Arrowleaf Balsamroot Sunset. This vibrant photo was taken at 8:45 p.m. in early June. After putting the kids to bed Coyle noticed the sunset was building so he headed up to a spot that overlooks Jack Creek, Ennis, and the Madison Valley. This group of arrowleaf balsamroot stuck out from the sage brush, so captured the magic. It was published as a full page image in a Montana Outdoors photo issue.

Just go shoot

Capturing Montana’s wild with photographer Ed Coyle

If you follow Montana Fish, Wildlife and Parks on Instagram, you’ve probably seen Ennis photographer Ed Coyle’s work recently. He was invited by FWP to “take over” the feed in late February and early March, highlighting his Montana winter with photos of cougars, landscapes and more. 

Simultaneously, he was posting on his own page with ski photos. But not just any ski shots – these ones happened to be in the dark. He and his neighbors and friends, father and son Ross and Emmett Lingle, headed to the backcountry for some unique night skiing. It was a challenge for both skier and photographer alike. Skiing in complete darkness through deep powder, they were suddenly blasted in the face by multiple flashes, then forced to readjust to the darkness in milliseconds to avoid a fall. It took a while, but Coyle finally got the shots he was after.
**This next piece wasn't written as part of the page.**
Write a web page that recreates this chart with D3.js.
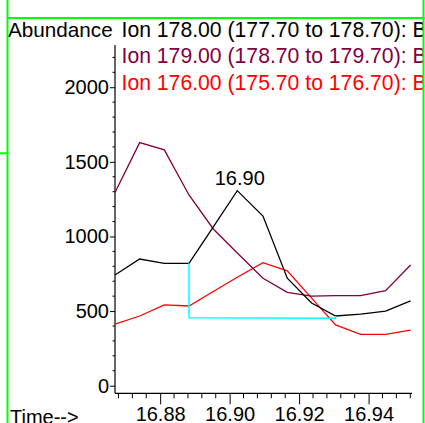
<!DOCTYPE html>
<html>
<head>
<meta charset="utf-8">
<script src="https://cdn.jsdelivr.net/npm/d3@7"></script>
<style>
  html, body { margin: 0; padding: 0; background: #fff; }
  svg { display: block; }
  text { font-family: "Liberation Sans", Arial, sans-serif; }
</style>
</head>
<body>
<svg id="chart" width="425" height="423"></svg>
<script>
// ---- data ----
const times   = [16.8670, 16.8741, 16.8812, 16.8883, 16.8953, 16.9022, 16.9096, 16.9166, 16.9236, 16.9305, 16.9377, 16.9449, 16.9521];
const ion178  = [742, 849, 820, 820, 1064, 1307, 1137, 720, 554, 467, 480, 500, 568];
const ion179  = [1294, 1629, 1580, 1278, 1050, 889, 720, 626, 600, 603, 603, 637, 809];
const ion176  = [413, 467, 541, 534, 631, 727, 824, 769, 587, 407, 344, 344, 373];
const baseTimes  = [16.8883, 16.8883, 16.9305, 16.9305];
const baseValues = [820, 456, 452, 467];
const peakLabel = "16.90";
const peakIndex = 5;
const legendLabels = [
  "Ion 178.00 (177.70 to 178.70): B",
  "Ion 179.00 (178.70 to 179.70): B",
  "Ion 176.00 (175.70 to 176.70): B"
];
const seriesColors = ["#000000", "#800040", "#ff0000"];
const yMajorTicks = [0, 500, 1000, 1500, 2000];
const xMajorTicks = [16.88, 16.90, 16.92, 16.94];
const yLabel = "Abundance";
const xLabel = "Time-->";

// ---- drawing ----
const svg = d3.select("#chart");
const x = d3.scaleLinear().domain([16.867, 16.9525]).range([115, 412]);
const y = d3.scaleLinear().domain([-51, 2283]).range([393.3, 45]);

const defs = svg.append("defs");
defs.append("clipPath").attr("id", "frameClip")
  .append("rect").attr("x", 0).attr("y", 0).attr("width", 423).attr("height", 423);

// y axis
const yMinor = d3.range(0, 2201, 100).filter(v => yMajorTicks.indexOf(v) < 0);
const yAxisG = svg.append("g").attr("transform", "translate(115,0)");
yAxisG.call(d3.axisLeft(y).tickValues(yMajorTicks).tickFormat(d3.format("d")).tickSize(5).tickPadding(1))
  .call(g => g.select(".domain").remove());
yAxisG.selectAll("text").attr("font-size", 20).attr("fill", "#000")
  .attr("font-family", "Liberation Sans, Arial, sans-serif");
yAxisG.selectAll("line").attr("stroke", "#000");
yAxisG.append("g").selectAll("line").data(yMinor).join("line")
  .attr("x1", -2.5).attr("x2", 0).attr("y1", d => y(d)).attr("y2", d => y(d)).attr("stroke", "#000");
svg.append("line").attr("x1", 115).attr("x2", 115).attr("y1", 45).attr("y2", y.range()[0]).attr("stroke", "#000").attr("stroke-width", 1.2);

// x axis
const xMinor = d3.range(0, 22).map(i => +(16.868 + i * 0.004).toFixed(3))
  .filter(v => xMajorTicks.every(m => Math.abs(m - v) > 1e-6));
const xAxisG = svg.append("g").attr("transform", `translate(0,${y.range()[0]})`);
xAxisG.call(d3.axisBottom(x).tickValues(xMajorTicks).tickFormat(d3.format(".2f")).tickSize(11).tickPadding(3))
  .call(g => g.select(".domain").remove());
xAxisG.selectAll("text").attr("font-size", 20).attr("fill", "#000")
  .attr("font-family", "Liberation Sans, Arial, sans-serif");
xAxisG.selectAll("line").attr("stroke", "#000");
xAxisG.append("g").selectAll("line").data(xMinor).join("line")
  .attr("x1", d => x(d)).attr("x2", d => x(d)).attr("y1", 0).attr("y2", 5).attr("stroke", "#000");
svg.append("line").attr("x1", 115).attr("x2", 412).attr("y1", y.range()[0]).attr("y2", y.range()[0]).attr("stroke", "#000").attr("stroke-width", 1.2);

// series
const line = d3.line().x(d => x(d[0])).y(d => y(d[1]));
const series = [ion178, ion179, ion176];
// draw red first, then purple, then black on top
[2, 1, 0].forEach(si => {
  svg.append("path")
    .attr("d", line(times.map((t, i) => [t, series[si][i]])))
    .attr("fill", "none").attr("stroke", seriesColors[si]).attr("stroke-width", 1.3)
    .attr("stroke-linejoin", "miter");
});
// integration baseline
svg.append("path")
  .attr("d", line(baseTimes.map((t, i) => [t, baseValues[i]])))
  .attr("fill", "none").attr("stroke", "#00ffff").attr("stroke-width", 1.5);

// peak label
svg.append("text").attr("x", x(times[peakIndex]) + 2.5).attr("y", y(ion178[peakIndex]) - 5.7)
  .attr("text-anchor", "middle").attr("font-size", 20).attr("fill", "#000").text(peakLabel);

// axis titles
svg.append("text").attr("x", 8).attr("y", 37.3).attr("font-size", 20.7).attr("fill", "#000").text(yLabel);
svg.append("text").attr("x", 10).attr("y", 423.6).attr("font-size", 20).attr("fill", "#000").text(xLabel);

// legend
const legG = svg.append("g").attr("clip-path", "url(#frameClip)");
legendLabels.forEach((lab, i) => {
  legG.append("text").attr("x", 121.5).attr("y", [37.3, 63.3, 90.2][i])
    .attr("font-size", 21.2).attr("fill", seriesColors[i]).text(lab);
});

// green frame
const green = "#00ff00";
svg.append("line").attr("x1", 7.5).attr("x2", 7.5).attr("y1", 0).attr("y2", 423).attr("stroke", green).attr("stroke-width", 2);
svg.append("line").attr("x1", 423.5).attr("x2", 423.5).attr("y1", 0).attr("y2", 423).attr("stroke", green).attr("stroke-width", 2);
svg.append("line").attr("x1", 7).attr("x2", 424).attr("y1", 18).attr("y2", 18).attr("stroke", green).attr("stroke-width", 2);
svg.append("line").attr("x1", 0).attr("x2", 7).attr("y1", 153.3).attr("y2", 153.3).attr("stroke", green).attr("stroke-width", 2);
</script>
</body>
</html>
Coyle is originally from Connecticut and his love for skiing brought him to Bozeman in 2006 following a stint in Salt Lake. He’s now the manager of more than 5,000-acres of ranchland in the heart of Jack Creek drainage where he lives with his wife and two kids, ages five and two.

His passion for photography began before the digital era, developing 35 mm prints in a darkroom in high school. Photography courses and darkroom sessions continued in college while Coyle pursued his business and marketing degree. 

“But I was never seriously trained in photography,” Coyle said during a recent interview in the yurt at Big Sky Resort’s Madison base area. “I’ve just been shooting and shooting.” 

He’s got several cameras, but his main shooter is a mirrorless Sony A7 R2. It’s got a 24-70 mm lens. The versatile setup allows him to capture everything from landscapes to portraits. For underwater images Coyle uses a Sony A6000. 

He also has a Sony RX10, which he won as part of an B&H Photo macro photo Instagram contest. His photo of a spider using a Sony 30 macro lens went into a pool of more than 1,500 others and his photo was chosen at random. “I was expecting a little camera strap or something, and in the mail came this amazing camera,” Coyle said. “I was like, sweet!”

You can’t get the shot if you don’t have the gear. “My camera is always with me,” said Coyle. “It’s pretty much surgically attached. So I’m always kind of ready when something presents itself. And living in southwest Montana, it happens every day. It’s so pretty here, and there’s such easy access.” 

A novice photographer recently approached Coyle looking for advice. “Just go. Just go shoot,” Coyle said recalling the conversation. “That’s the biggest thing. I don’t know how many shutter clicks I do a week, but 90 percent of those are garbage. But I’m not after the final product either, I’m mostly doing it for the enjoyment of it. So, yeah, just get out there and do it. It sounds simple, but you can’t do anything without practice.”